I think it is time to announce Courriel::MMS - it is an extension for the new email handling library by Dave Rolsky for processing MMS messages forwarded as emails by the mobile operators. This is still just a github link, no CPAN package yet, but it works in our production servers since Wednesday - so I bet on this code :)

It is a bit heuristic - for example many operators send a subject like 'You have received an mms' - which is useless for us, so the library tries to find something else that would act as the subject we need. For dealing with the various mobile operators, that each send a slightly different format of these emails, I used the Factory design pattern together with Module::Pluggable - this is a novel design for me so I wait for comments.

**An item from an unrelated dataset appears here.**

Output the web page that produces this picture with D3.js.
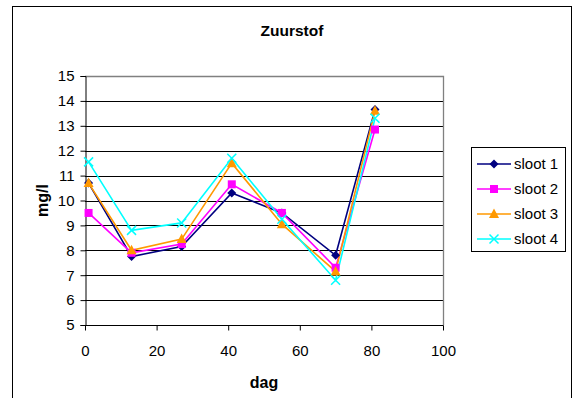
<!DOCTYPE html>
<html>
<head>
<meta charset="utf-8">
<script src="https://cdn.jsdelivr.net/npm/d3@7"></script>
<style>
  html, body { margin: 0; padding: 0; background: #fff; }
  svg { display: block; font-family: Arial, "Liberation Sans", sans-serif; }
</style>
</head>
<body>
<svg id="chart" width="573" height="398"></svg>
<script>
// Dissolved oxygen (mg/l) per ditch, sampled on these days
const days = [1, 13, 27, 41, 55, 70, 81];
const sloot1 = [10.7, 7.75, 8.15, 10.3, 9.5, 7.8, 13.65];
const sloot2 = [9.5, 7.9, 8.25, 10.65, 9.5, 7.3, 12.85];
const sloot3 = [10.7, 8.0, 8.45, 11.5, 9.05, 7.15, 13.6];
const sloot4 = [11.55, 8.8, 9.1, 11.7, 9.25, 6.8, 13.3];
const seriesNames = ["sloot 1", "sloot 2", "sloot 3", "sloot 4"];
const xTicks = [0, 20, 40, 60, 80, 100];
const yTicks = [5, 6, 7, 8, 9, 10, 11, 12, 13, 14, 15];

const series = [
  { name: seriesNames[0], values: sloot1, color: "#000080", marker: "diamond" },
  { name: seriesNames[1], values: sloot2, color: "#FF00FF", marker: "square" },
  { name: seriesNames[2], values: sloot3, color: "#FF9900", marker: "triangle" },
  { name: seriesNames[3], values: sloot4, color: "#00FFFF", marker: "cross" }
];

const svg = d3.select("#chart");

// outer chart frame
svg.append("rect")
  .attr("x", 12.5).attr("y", 6.5)
  .attr("width", 559).attr("height", 400)
  .attr("fill", "#fff").attr("stroke", "#000").attr("stroke-width", 1);

const plot = { left: 85, right: 443, top: 76, bottom: 325 };

const x = d3.scaleLinear().domain([0, 100]).range([plot.left, plot.right]);
const y = d3.scaleLinear().domain([5, 15]).range([plot.bottom, plot.top]);

// horizontal gridlines
svg.append("g")
  .selectAll("line")
  .data(yTicks.filter(t => t > 5 && t < 15))
  .join("line")
  .attr("x1", plot.left).attr("x2", plot.right)
  .attr("y1", d => Math.round(y(d)) + 0.5).attr("y2", d => Math.round(y(d)) + 0.5)
  .attr("stroke", "#000").attr("stroke-width", 1);

// plot area border (top and right)
svg.append("path")
  .attr("d", `M${plot.left},${plot.top + 0.5}H${plot.right + 0.5}V${plot.bottom}`)
  .attr("fill", "none").attr("stroke", "#808080").attr("stroke-width", 1.3);

// axes
const xAxis = d3.axisBottom(x).tickValues(xTicks).tickSize(5).tickPadding(6);
const yAxis = d3.axisLeft(y).tickValues(yTicks).tickSize(5).tickPadding(6);

const gx = svg.append("g")
  .attr("transform", `translate(0,${Math.round(y(5)) + 0.5})`)
  .call(xAxis);
const gy = svg.append("g")
  .attr("transform", `translate(${plot.left + 0.5},0)`)
  .call(yAxis);

[gx, gy].forEach(g => {
  g.select(".domain").attr("stroke", "#000").attr("stroke-width", 1);
  g.selectAll(".tick line").attr("stroke", "#000");
  g.selectAll(".tick text")
    .attr("fill", "#000")
    .style("font-size", "15px")
    .style("font-family", "Arial, 'Liberation Sans', sans-serif");
});
gx.select(".domain").attr("d", `M${plot.left},0H${plot.right + 0.5}`);
gx.selectAll(".tick text").attr("dy", "1.28em");

// series lines
const line = d3.line()
  .x((d, i) => x(days[i]))
  .y(d => y(d));

series.forEach(s => {
  svg.append("path")
    .datum(s.values)
    .attr("d", line)
    .attr("fill", "none")
    .attr("stroke", s.color)
    .attr("stroke-width", 1.6);
});

// marker shapes
function drawMarker(g, type, color, cx, cy) {
  if (type === "diamond") {
    g.append("path")
      .attr("d", `M${cx},${cy - 4.5}L${cx + 4.5},${cy}L${cx},${cy + 4.5}L${cx - 4.5},${cy}Z`)
      .attr("fill", color);
  } else if (type === "square") {
    g.append("rect")
      .attr("x", cx - 4).attr("y", cy - 4).attr("width", 8).attr("height", 8)
      .attr("fill", color);
  } else if (type === "triangle") {
    g.append("path")
      .attr("d", `M${cx},${cy - 5.5}L${cx + 5},${cy + 4}L${cx - 5},${cy + 4}Z`)
      .attr("fill", color);
  } else if (type === "cross") {
    g.append("path")
      .attr("d", `M${cx - 4.5},${cy - 4.5}L${cx + 4.5},${cy + 4.5}M${cx - 4.5},${cy + 4.5}L${cx + 4.5},${cy - 4.5}`)
      .attr("stroke", color).attr("stroke-width", 1.5).attr("fill", "none");
  }
}

series.forEach(s => {
  const g = svg.append("g");
  s.values.forEach((v, i) => drawMarker(g, s.marker, s.color, x(days[i]), y(v)));
});

// titles
svg.append("text")
  .attr("x", 292).attr("y", 36)
  .attr("text-anchor", "middle")
  .style("font-size", "15.5px").style("font-weight", "bold")
  .text("Zuurstof");

svg.append("text")
  .attr("x", (plot.left + plot.right) / 2).attr("y", 388)
  .attr("text-anchor", "middle")
  .style("font-size", "16px").style("font-weight", "bold")
  .text("dag");

svg.append("text")
  .attr("transform", `translate(48,${(plot.top + plot.bottom) / 2}) rotate(-90)`)
  .attr("text-anchor", "middle")
  .style("font-size", "16px").style("font-weight", "bold")
  .text("mg/l");

// legend
const legend = svg.append("g");
legend.append("rect")
  .attr("x", 471.5).attr("y", 147.5).attr("width", 94).attr("height", 104)
  .attr("fill", "#fff").attr("stroke", "#000").attr("stroke-width", 1);

series.forEach((s, i) => {
  const ly = 164 + i * 25;
  legend.append("line")
    .attr("x1", 477).attr("x2", 511).attr("y1", ly).attr("y2", ly)
    .attr("stroke", s.color).attr("stroke-width", 1.6);
  drawMarker(legend, s.marker, s.color, 494, ly);
  legend.append("text")
    .attr("x", 514).attr("y", ly).attr("dy", "0.35em")
    .style("font-size", "15px")
    .text(s.name);
});
</script>
</body>
</html>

Tuesday, September 20, 2011

URI->path expects binary data

Update: changed new to path - with new it would be reasonable to require that the uri fed to the parser is already an ASCI string containing the already URI encoded url.
Consider this code:
use 5.010;
use Encode 'encode';
use URI;

my $uri = URI->new( 'http://example.com/' );
say $uri->path( encode("UTF-8", "can\x{00B4}t-make-it-work" ) );
say $uri->path( "can\x{00B4}t-make-it-work" );

The output (in perl 5.14.0) is:
http://example.com/can%C2%B4t-make-it-work
http://example.com/can%B4t-make-it-work

If your page is encoded in UTF8 - then the first one is correct: %C2%B4 is the URI encoded UTF8 encoding of Unicode Character 'ACUTE ACCENT' (U+00B4). If your page encoding is Latin1 - then the second one would be correct - but this is only by accident - in that case you should still use encode("iso-8859-1", ...).

There are probably many other string manipulating libs that should document if their input should be binary encoded data or decoded character strings.

Thursday, September 01, 2011

Names are special

At perl.com Tom Christiansen talks about sorting names, among other things. It appears surprisingly difficult to do properly with many special rules for each language. By coincidence at programming.reddit.com just above a link to that article there is Personal names around the world - a link to a w3c article about even more complications with names. At PhilPapers we had to solve *somehow* a few of these - the result is Text::Names. It is still rather limited: "While it tries to accommodate non-Western names, this module definitely works better with Western names, especially English-style names" - but there is already lots of logic embedded there.